Our lives have been turned upside down, comfort zones smashed, futures uncertain. Every assumption we had about daily existence is in limbo. Our tempers are short. We’re not sleeping well. Each new headline generates a visceral reaction. Every emotion is amplified.
The suffering and death that used to be happening to someone else is directly touching each of us.
We all know someone who is Covid19 positive. In time, we will know people who have died. Perhaps the most frightening dimension is that we are looking our own mortality squarely in the face. Any one of us could become a victim of Corona’s indiscriminate swath.
“I’m in limbo.” Political reporter Don Gonyea, quoting from an article in Vanity Fair.
The evolution of awareness is following the Kueblar-Ross grief continuum like a text book.
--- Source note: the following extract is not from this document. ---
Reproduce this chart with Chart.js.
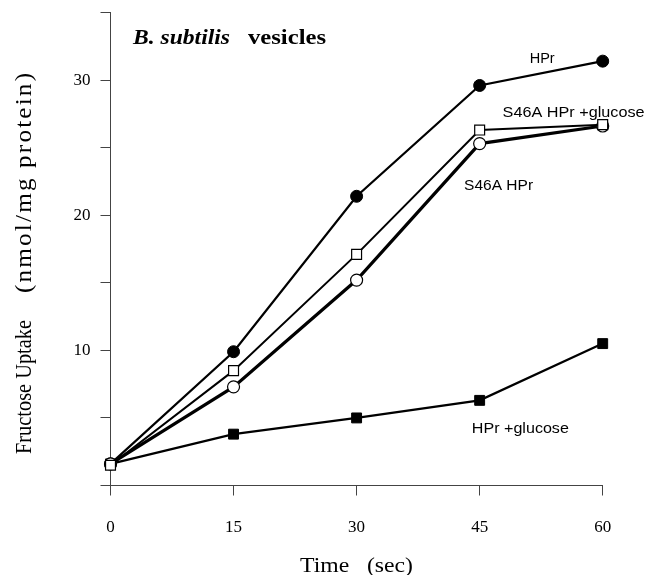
<!DOCTYPE html>
<html><head><meta charset="utf-8">
<script src="https://cdn.jsdelivr.net/npm/chart.js@4/dist/chart.umd.min.js"></script>
<style>html,body{margin:0;padding:0;background:#fff;}#wrap{width:647px;height:575px;}</style>
</head><body><div id="wrap"><canvas id="c" width="647" height="575"></canvas></div>
<script>
// ---- data ----
const timePoints = [0, 15, 30, 45, 60];
const hpr = [1.6, 9.9, 21.4, 29.6, 31.4];
const s46aHprGlucose = [1.5, 8.5, 17.1, 26.3, 26.7];
const s46aHpr = [1.6, 7.3, 15.2, 25.3, 26.6];
const hprGlucose = [1.6, 3.8, 5.0, 6.3, 10.5];
const xTickValues = [0, 15, 30, 45, 60];
const yTickLabels = [10, 20, 30];
const seriesNames = ['HPr', 'S46A HPr +glucose', 'S46A HPr', 'HPr +glucose'];
const chartTitle = ['B. subtilis', 'vesicles'];
const xTitle = 'Time   (sec)';
const yTitle = ['Fructose Uptake', '(nmol/mg protein)'];

const pts = arr => timePoints.map((t, i) => ({x: t, y: arr[i]}));

// ---- in-plot label anchors (data coords) ----
const labelAnchors = [
  {text: seriesNames[0], x: 51.1, y: 31.26, w: 25},
  {text: seriesNames[1], x: 47.8, y: 27.27, w: 142},
  {text: seriesNames[2], x: 43.1, y: 21.83, w: 69},
  {text: seriesNames[3], x: 44.05, y: 3.92, w: 97}
];

function drawFit(ctx, text, font, x0, x1, baseline, spacing) {
  ctx.save();
  ctx.font = font;
  ctx.textAlign = 'left';
  ctx.textBaseline = 'alphabetic';
  ctx.fillStyle = '#000';
  let trail = 0;
  if (spacing && 'letterSpacing' in ctx) { ctx.letterSpacing = spacing + 'px'; trail = spacing; }
  const w = ctx.measureText(text).width - trail;
  ctx.translate(x0, baseline);
  ctx.scale((x1 - x0) / w, 1);
  ctx.fillText(text, 0, 0);
  ctx.restore();
}

const textPlugin = {
  id: 'texts',
  afterDraw(chart) {
    const ctx = chart.ctx;
    const xs = chart.scales.x, ys = chart.scales.y;
    drawFit(ctx, chartTitle[0], 'italic bold 20px "Liberation Serif"', 133, 230, 44);
    drawFit(ctx, chartTitle[1], 'bold 20px "Liberation Serif"', 248, 326, 44);
    labelAnchors.forEach(l => {
      const px = xs.getPixelForValue(l.x), py = ys.getPixelForValue(l.y);
      drawFit(ctx, l.text, '15px "Liberation Sans"', px, px + l.w, py);
    });
    drawFit(ctx, xTitle, '22px "Liberation Serif"', 300, 413, 572);
    ctx.save();
    ctx.translate(31, 0);
    ctx.rotate(-Math.PI / 2);
    drawFit(ctx, yTitle[0], '23px "Liberation Serif"', -454, -320, 0);
    drawFit(ctx, yTitle[1], '23px "Liberation Serif"', -293, -73, 0, 2);
    ctx.restore();
  }
};

const axisColor = '#444';
new Chart(document.getElementById('c'), {
  type: 'line',
  data: {
    datasets: [
      {label: seriesNames[1], data: pts(s46aHprGlucose), borderColor: '#000', borderWidth: 2, clip: false,
       pointStyle: 'rect', pointRadius: 7, pointBackgroundColor: '#fff', pointBorderColor: '#000', pointBorderWidth: 1.2},
      {label: seriesNames[2], data: pts(s46aHpr), borderColor: '#000', borderWidth: 3.2, clip: false,
       pointStyle: 'circle', pointRadius: 6, pointBackgroundColor: '#fff', pointBorderColor: '#000', pointBorderWidth: 1.2},
      {label: seriesNames[0], data: pts(hpr), borderColor: '#000', borderWidth: 2.2, clip: false,
       pointStyle: 'circle', pointRadius: 6, pointBackgroundColor: '#000', pointBorderColor: '#000', pointBorderWidth: 1},
      {label: seriesNames[3], data: pts(hprGlucose), borderColor: '#000', borderWidth: 2.2, clip: false,
       pointStyle: 'rect', pointRadius: 7, pointBackgroundColor: '#000', pointBorderColor: '#000', pointBorderWidth: 1}
    ]
  },
  options: {
    responsive: false,
    animation: false,
    devicePixelRatio: 1,
    layout: {padding: {top: 12.5, right: 44.3, left: 0, bottom: 0}},
    plugins: {legend: {display: false}, tooltip: {enabled: false}},
    scales: {
      x: {
        type: 'linear', min: 0, max: 60,
        afterBuildTicks: s => { s.ticks = xTickValues.map(v => ({value: v})); },
        afterFit: s => { s.height = 89.5; s.paddingLeft = 0; s.paddingRight = 0; },
        ticks: {color: '#000', font: {family: 'Liberation Serif', size: 17}, padding: 22, maxRotation: 0},
        grid: {drawOnChartArea: false, drawTicks: true, tickLength: 10, color: axisColor, lineWidth: 1},
        border: {color: axisColor, width: 1}
      },
      y: {
        type: 'linear', min: 0, max: 35,
        afterFit: s => { s.width = 110.5; s.paddingTop = 0; s.paddingBottom = 0; },
        ticks: {stepSize: 5, color: '#000', font: {family: 'Liberation Serif', size: 17}, padding: 10,
                callback: v => yTickLabels.includes(v) ? String(v) : ''},
        grid: {drawOnChartArea: false, drawTicks: true, tickLength: 10, color: axisColor, lineWidth: 1},
        border: {color: axisColor, width: 1}
      }
    }
  },
  plugins: [textPlugin]
});
</script>
</body></html>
You can see it happening in real time on your social media feeds. From quarantined homes to the highest levels of government, we are grieving.
Our traditions have disappeared. March Madness, Opening Day, commencement, the Tokyo Olympics, that commute we thought we hated, are all are scrapped or postponed. Summer weddings, fall football, even the freedom to visit loved ones may not happen this year.
“Thou shalt stand four cubits apart.” a sign outside of a church, shared by Janine Latus
And the worst of it is that we are denied our most fundamental need. We can’t physically come together to comfort one another.
We must commiserate on FaceTime, on the phone or via a river of words we type into emails, Tweets and Facebook posts.
Covid19 has forced us to confront our deepest fears. The reality of impermanence is smacking us in the face. The key question is, how can we transform the horrific present reality in to the defining moment of our lives.